To quote academic Akbar S. Ahmed, while the early-day protagonist’s philosophy, which he called ‘corrupt Gandhianism’ and ‘corrupt Hinduism’, took non-violence and universal brotherhood from Gandhi, his romantic idealism owed itself to Nehru and his thinking was also influenced by Indian traditional wisdom.

The average Hindi film protagonist, exemplified by Satyapriya, was hence a lower-middle class, upper-caste, Hindu male. He was upwardly mobile, yet had the ability to spurn wealth. He romanced the heroine, but placed a high value on celibacy. To cite Ashis Nandy, this belief system took shape because commercial Hindi films by themselves were premised on the sensitivities of the deracinated, urban, lower-middle class, with the lead protagonist being caught between ‘two cultures, two lifestyles and two visions of a desirable society’.

But how did this renunciation of wealth and desire square with a celebration of both in songs? As Suri suggests, this had to do with the relative tolerance of censor authorities. However, the Victorian codes that informed the Indian Cinematograph Act 1952 only partly explain this attitude.

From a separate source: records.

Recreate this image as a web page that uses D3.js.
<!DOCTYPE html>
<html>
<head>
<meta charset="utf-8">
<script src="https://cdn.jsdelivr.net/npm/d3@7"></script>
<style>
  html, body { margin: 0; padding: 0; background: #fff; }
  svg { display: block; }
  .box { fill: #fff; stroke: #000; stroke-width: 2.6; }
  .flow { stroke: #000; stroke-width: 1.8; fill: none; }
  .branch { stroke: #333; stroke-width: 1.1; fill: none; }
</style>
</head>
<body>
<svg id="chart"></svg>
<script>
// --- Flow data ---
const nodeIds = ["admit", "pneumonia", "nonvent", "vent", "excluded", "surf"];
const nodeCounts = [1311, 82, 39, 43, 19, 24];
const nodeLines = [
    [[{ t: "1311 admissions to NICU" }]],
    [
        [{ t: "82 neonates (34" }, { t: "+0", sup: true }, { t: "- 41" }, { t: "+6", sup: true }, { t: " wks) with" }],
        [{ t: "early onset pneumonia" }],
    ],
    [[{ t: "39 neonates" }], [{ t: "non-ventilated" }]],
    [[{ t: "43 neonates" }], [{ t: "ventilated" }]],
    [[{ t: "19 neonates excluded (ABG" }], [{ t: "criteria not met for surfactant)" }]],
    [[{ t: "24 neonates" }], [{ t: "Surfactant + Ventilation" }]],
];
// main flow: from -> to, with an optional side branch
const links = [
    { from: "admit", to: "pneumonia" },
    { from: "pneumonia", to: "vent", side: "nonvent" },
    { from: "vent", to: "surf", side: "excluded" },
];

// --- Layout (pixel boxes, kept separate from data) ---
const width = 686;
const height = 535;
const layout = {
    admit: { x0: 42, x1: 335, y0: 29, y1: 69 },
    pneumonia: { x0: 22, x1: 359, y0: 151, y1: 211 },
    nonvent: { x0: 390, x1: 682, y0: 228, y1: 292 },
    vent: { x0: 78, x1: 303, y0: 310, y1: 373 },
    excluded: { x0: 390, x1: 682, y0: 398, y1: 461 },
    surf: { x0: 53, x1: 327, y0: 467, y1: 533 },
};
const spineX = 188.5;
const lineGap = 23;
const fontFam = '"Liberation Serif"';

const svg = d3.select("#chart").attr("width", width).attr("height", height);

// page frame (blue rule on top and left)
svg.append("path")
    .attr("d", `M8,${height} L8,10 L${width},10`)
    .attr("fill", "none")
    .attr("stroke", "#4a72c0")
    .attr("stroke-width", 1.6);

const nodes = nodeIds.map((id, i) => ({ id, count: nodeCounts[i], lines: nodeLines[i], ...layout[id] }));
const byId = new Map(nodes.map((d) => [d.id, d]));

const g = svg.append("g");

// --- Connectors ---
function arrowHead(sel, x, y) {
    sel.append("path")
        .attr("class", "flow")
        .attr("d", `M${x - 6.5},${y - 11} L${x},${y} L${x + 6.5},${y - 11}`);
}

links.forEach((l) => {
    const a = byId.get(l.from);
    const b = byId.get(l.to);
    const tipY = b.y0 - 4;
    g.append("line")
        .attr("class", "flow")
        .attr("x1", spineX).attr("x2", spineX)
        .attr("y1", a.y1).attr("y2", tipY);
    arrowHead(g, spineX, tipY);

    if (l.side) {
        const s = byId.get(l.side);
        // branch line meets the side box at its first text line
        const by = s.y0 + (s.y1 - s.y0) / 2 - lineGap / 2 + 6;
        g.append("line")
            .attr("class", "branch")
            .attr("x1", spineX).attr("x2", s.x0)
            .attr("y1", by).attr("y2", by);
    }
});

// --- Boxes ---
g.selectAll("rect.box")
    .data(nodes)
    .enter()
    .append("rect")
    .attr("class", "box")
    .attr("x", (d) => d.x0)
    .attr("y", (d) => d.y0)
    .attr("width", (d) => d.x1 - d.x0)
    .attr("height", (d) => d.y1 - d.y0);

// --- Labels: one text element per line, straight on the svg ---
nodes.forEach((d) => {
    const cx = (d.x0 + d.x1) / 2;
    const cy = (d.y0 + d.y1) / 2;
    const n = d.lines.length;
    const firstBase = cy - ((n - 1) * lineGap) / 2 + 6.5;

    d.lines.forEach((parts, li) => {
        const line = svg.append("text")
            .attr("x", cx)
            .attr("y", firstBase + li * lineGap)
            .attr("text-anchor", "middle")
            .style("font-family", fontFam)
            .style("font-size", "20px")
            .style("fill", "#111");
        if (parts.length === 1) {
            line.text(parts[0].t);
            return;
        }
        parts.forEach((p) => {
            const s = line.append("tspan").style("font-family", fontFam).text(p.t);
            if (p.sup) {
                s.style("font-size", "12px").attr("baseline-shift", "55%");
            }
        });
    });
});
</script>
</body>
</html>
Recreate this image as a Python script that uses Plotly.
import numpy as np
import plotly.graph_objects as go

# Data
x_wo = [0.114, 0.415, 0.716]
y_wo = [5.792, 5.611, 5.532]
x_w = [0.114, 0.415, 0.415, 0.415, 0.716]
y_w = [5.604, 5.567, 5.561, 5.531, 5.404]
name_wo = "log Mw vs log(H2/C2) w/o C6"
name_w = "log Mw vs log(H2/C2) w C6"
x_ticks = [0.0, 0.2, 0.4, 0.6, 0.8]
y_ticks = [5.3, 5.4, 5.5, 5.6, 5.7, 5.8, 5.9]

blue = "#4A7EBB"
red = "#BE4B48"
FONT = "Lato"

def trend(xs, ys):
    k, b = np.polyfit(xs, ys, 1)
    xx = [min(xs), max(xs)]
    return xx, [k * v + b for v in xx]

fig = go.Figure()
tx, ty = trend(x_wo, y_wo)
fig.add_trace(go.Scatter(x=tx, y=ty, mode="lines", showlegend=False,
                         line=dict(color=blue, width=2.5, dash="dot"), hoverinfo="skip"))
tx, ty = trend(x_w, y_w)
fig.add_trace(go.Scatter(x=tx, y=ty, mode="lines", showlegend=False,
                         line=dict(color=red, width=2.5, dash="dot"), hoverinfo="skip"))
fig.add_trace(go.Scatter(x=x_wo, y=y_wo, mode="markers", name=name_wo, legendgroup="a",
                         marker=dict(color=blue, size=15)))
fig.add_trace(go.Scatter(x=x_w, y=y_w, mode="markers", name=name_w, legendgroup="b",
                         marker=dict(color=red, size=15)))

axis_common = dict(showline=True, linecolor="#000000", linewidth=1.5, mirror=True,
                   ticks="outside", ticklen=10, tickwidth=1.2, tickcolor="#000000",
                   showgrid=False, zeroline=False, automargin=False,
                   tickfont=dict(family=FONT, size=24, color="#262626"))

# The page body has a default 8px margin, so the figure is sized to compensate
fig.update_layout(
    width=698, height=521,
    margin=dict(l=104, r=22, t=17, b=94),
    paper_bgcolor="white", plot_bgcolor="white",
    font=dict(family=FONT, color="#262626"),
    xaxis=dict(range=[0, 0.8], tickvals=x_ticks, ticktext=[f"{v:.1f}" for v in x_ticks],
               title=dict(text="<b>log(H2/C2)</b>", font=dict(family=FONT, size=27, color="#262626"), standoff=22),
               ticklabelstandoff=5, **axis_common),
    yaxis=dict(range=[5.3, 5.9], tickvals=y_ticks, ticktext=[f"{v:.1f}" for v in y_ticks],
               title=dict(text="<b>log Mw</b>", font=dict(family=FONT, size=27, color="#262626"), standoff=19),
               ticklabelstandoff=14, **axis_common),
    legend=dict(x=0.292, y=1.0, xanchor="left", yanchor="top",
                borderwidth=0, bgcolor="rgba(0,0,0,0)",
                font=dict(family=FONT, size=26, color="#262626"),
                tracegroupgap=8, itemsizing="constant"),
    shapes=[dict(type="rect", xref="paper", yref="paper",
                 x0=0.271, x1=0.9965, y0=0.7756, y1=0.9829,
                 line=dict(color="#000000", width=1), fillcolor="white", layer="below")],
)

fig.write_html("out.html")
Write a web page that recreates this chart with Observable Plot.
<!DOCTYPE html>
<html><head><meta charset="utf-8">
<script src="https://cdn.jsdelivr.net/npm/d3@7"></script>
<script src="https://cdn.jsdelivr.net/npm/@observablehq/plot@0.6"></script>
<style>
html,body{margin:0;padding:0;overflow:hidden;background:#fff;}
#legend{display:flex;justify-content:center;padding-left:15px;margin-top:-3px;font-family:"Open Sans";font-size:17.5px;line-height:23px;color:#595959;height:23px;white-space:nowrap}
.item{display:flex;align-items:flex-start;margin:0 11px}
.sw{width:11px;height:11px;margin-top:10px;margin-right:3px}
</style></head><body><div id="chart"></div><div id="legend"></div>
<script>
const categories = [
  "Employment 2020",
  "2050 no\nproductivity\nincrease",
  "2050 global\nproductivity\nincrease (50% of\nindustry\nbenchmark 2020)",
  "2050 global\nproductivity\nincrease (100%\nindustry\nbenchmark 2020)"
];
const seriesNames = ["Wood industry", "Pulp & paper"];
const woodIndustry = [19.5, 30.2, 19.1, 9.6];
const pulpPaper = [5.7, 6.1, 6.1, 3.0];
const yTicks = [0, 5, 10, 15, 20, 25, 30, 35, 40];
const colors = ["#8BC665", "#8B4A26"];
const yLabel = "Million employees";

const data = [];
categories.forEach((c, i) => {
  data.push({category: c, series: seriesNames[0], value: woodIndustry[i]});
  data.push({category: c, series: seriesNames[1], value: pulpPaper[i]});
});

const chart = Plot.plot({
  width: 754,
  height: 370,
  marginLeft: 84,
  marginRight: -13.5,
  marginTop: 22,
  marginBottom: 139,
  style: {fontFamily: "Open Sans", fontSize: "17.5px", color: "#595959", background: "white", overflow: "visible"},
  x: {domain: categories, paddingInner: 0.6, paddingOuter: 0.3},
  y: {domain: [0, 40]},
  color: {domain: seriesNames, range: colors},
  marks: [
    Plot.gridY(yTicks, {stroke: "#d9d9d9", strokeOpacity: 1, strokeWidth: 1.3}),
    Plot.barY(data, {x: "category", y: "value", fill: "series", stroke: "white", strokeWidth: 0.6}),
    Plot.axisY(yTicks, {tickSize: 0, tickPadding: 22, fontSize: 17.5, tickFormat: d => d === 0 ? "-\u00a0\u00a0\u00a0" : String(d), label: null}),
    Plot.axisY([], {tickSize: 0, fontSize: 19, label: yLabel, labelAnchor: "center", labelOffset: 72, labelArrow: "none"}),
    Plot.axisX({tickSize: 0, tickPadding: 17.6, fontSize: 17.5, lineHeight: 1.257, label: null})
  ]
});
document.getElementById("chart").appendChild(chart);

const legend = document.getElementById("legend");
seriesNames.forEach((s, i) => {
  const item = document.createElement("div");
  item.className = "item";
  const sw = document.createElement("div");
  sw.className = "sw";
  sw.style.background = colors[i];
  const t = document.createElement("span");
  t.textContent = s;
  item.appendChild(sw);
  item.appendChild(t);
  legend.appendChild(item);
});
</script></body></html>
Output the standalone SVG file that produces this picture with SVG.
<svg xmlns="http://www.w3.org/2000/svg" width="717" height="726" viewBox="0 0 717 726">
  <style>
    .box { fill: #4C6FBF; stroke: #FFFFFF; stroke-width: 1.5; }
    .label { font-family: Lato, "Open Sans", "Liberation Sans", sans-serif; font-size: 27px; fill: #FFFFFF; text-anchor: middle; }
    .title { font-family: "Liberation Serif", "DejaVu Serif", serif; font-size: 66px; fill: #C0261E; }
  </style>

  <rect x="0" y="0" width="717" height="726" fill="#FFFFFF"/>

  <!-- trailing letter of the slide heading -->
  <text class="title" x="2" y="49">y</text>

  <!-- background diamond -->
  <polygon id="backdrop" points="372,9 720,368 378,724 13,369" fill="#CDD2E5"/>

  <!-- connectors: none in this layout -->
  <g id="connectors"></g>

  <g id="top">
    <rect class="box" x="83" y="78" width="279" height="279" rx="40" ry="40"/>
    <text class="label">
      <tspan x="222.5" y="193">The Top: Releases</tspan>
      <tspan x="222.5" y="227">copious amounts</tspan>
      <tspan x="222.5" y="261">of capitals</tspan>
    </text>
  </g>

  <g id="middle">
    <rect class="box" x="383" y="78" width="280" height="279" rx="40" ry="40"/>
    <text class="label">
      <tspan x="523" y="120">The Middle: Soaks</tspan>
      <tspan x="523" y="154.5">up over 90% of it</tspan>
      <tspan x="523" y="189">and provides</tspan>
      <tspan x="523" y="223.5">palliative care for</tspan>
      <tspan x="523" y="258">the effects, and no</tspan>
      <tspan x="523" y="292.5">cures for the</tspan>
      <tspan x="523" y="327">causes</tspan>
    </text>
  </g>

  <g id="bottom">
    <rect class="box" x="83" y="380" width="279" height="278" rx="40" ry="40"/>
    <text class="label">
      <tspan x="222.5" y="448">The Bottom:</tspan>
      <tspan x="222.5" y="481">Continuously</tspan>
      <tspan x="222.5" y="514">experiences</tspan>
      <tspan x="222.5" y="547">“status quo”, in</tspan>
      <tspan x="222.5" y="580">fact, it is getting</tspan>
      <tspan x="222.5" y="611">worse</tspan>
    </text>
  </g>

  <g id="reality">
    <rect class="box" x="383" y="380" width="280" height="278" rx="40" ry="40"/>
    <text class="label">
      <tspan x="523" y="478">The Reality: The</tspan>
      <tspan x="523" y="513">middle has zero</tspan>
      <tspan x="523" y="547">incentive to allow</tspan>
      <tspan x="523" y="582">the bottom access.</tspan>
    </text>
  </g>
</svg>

Academic M. Madhava Prasad offered a historical analysis of this when he said that while kissing was deemed to belong to the private sphere, songs were in the realm of the public. Hence, the latter were considered by a patriarchal state as more acceptable than the former. Prasad postulated that the state, in alliance with the ‘premodern intermediate patriarch’ (the middle-class filmmaker in this case) reserved the right to itself when it came to showing ‘the private’ on screen, while it adopted a more indulgent attitude while presenting ‘the public’.

Suri’s book, while delightfully narrative, lacks a theoretical grounding that would have made it a handy reference material. Further, factual errors at some places mar the reading experience. For instance, the lyrics of Chaudhvin ka Chand are attributed to Sahir Ludhianvi instead of Shakeel Badayuni; and films like Aag (1948), Rahi (1953) and Insaniyat (1955) are considered top grossers.

A Gandhian Affair: India’s Curious Portrayal of Love in Cinema ; Sanjay Suri, HarperCollins India, ₹499.